You can specify the name of the tree to TChain::Add (see the doc) like this:

ch->Add("file.root/treename");

Can you try

TChain *ch = new TChain();
ch->Add("./*.root/mytree1");
ch->Add("./*.root/mytree2");
ch->Add("./*.root/mytree3");

and let us know if that works?

Cheers,
Enrico

Adrian · April 16, 2018, 11:32am

Hi,

Yes it works but I’m afraid it is not what I need. mytree1, mytree2 and mytree3 do not have the same nature and should not be chained together. My question was about having 3 distinct TChain objects associated to a single list of files. From your answer, I understand it is not possible.

Do you know any other way to optimize this kind of data access?

Thank you.

eguiraud · April 16, 2018, 11:41am

Hi,
consider that TTrees are not read from disk in bulk. Each time you read an entry, that entry and only that entry (and only the branches you need, ideally) are read from disk. (I’m simplifying, ROOT does some smart things like pre-fetching and reading clusters of entries at a time, but these things do not concern your case).

So in your situation you have to loop over your three files three times.
What is the bottleneck exactly, and how did you measure it?
Note that your operating system should put the files in your system cache the first time you read them.
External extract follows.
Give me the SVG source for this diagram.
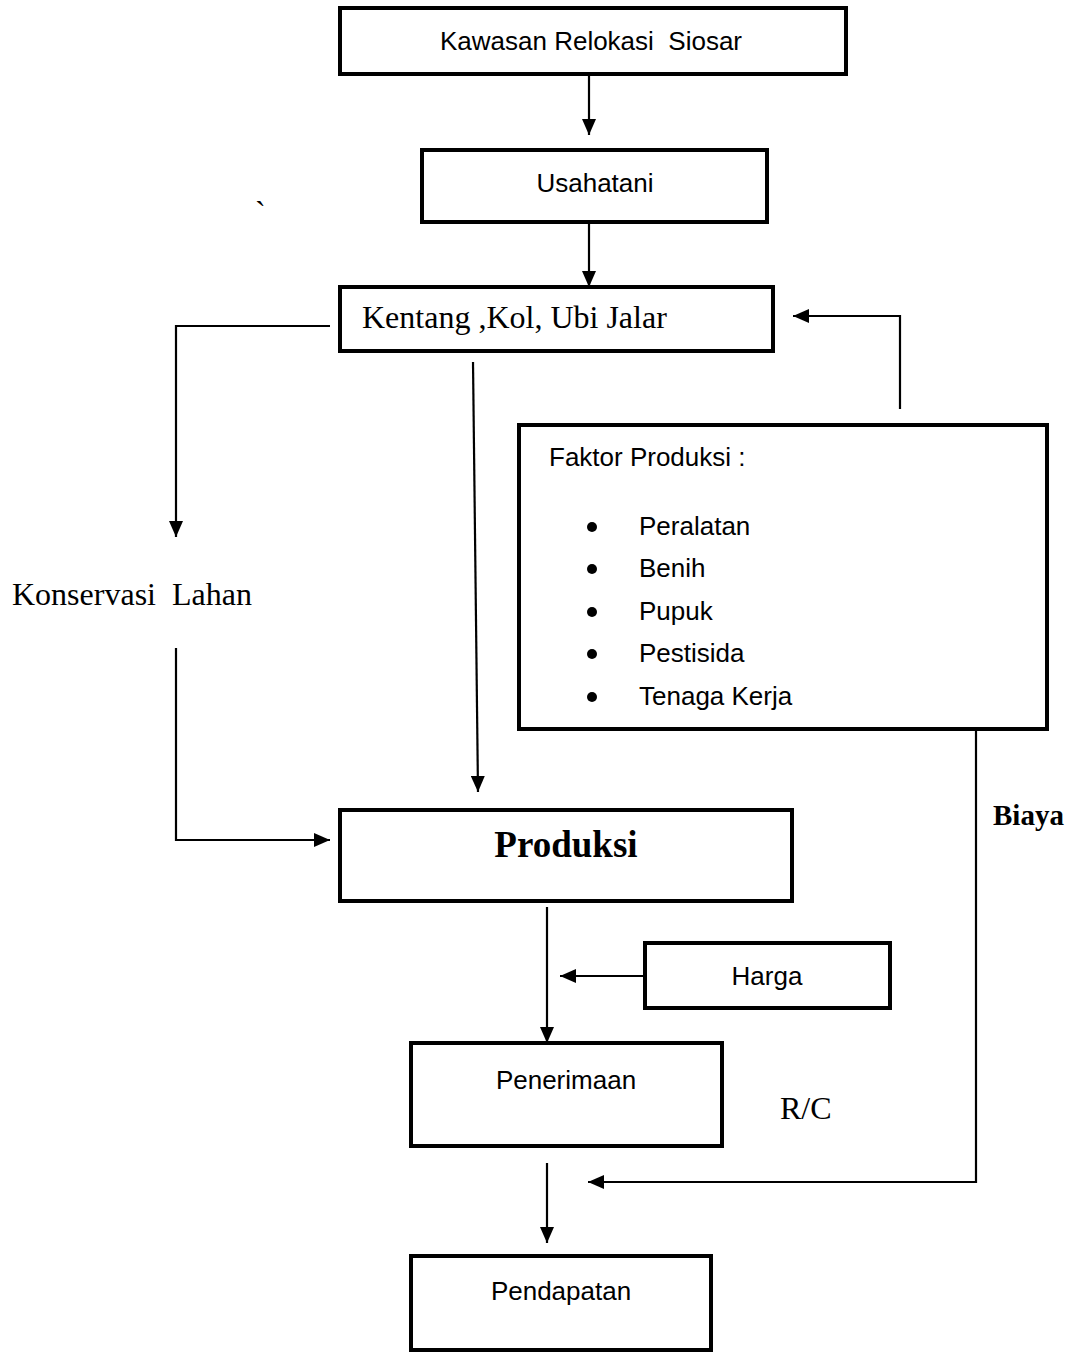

On linux the free command gives you information about system cache usage, on my workstation it’s 13GB: if your files are less than that, they will be hot in cache the second time you read them.

EDIT: the real question is: are you sure there is duplicated work in your workflow, and what exactly is this duplicated work? Opening the same file in three TFiles is not the same as reading the whole file three times!

Cheers,
Enrico

Adrian · April 16, 2018, 11:51am

Hi,

I have to work with a big data set. I’m currently studying the best way to optimize the data access. My question is only based on a “feeling” that defining 3 times the same list of files is probably not optimal.

My root files are time sorted. When reading the data set, they are loaded sequentially. Do you think that the way I access the data in the 3 TTree (see my first post) is optimal in that case?

Thank you

eguiraud · April 16, 2018, 12:05pm

Hi,
defining the same list of files three times, per se, is not a problem.
I/O performance is a function of the actual disk access pattern, i.e. of how you use those lists.

The best possible pattern (making the simplifying assumption that you eventually read all bytes of all files) is starting from the beginning of the first file and read bytes in order, without ever reading the same byte twice.

The second best possible pattern takes advantage of your file system cache:
you read no more than your cache size, then re-read it as much as you need while it’s hot in cache, then you switch to reading and re-reading the next chunk, etc.

ROOT (pre-fetching, clustered reading and unzipping…) helps you by not making too many system calls, but as far as I know that works per tree.

Also, make sure you actually have a bottleneck and the bottleneck is where you think it is before optimizing too much

Hope this helps,
Enrico

sbinet · April 16, 2018, 12:22pm

note that, IIRC, TChain::Add(fname) will actually call, at some point, TFile::SysOpen.

depending on the number of files and the type of the underlying filesystem, this could result in a stat(3)-storm “attack” on the fs.

system · April 30, 2018, 12:22pm

This topic was automatically closed 14 days after the last reply. New replies are no longer allowed.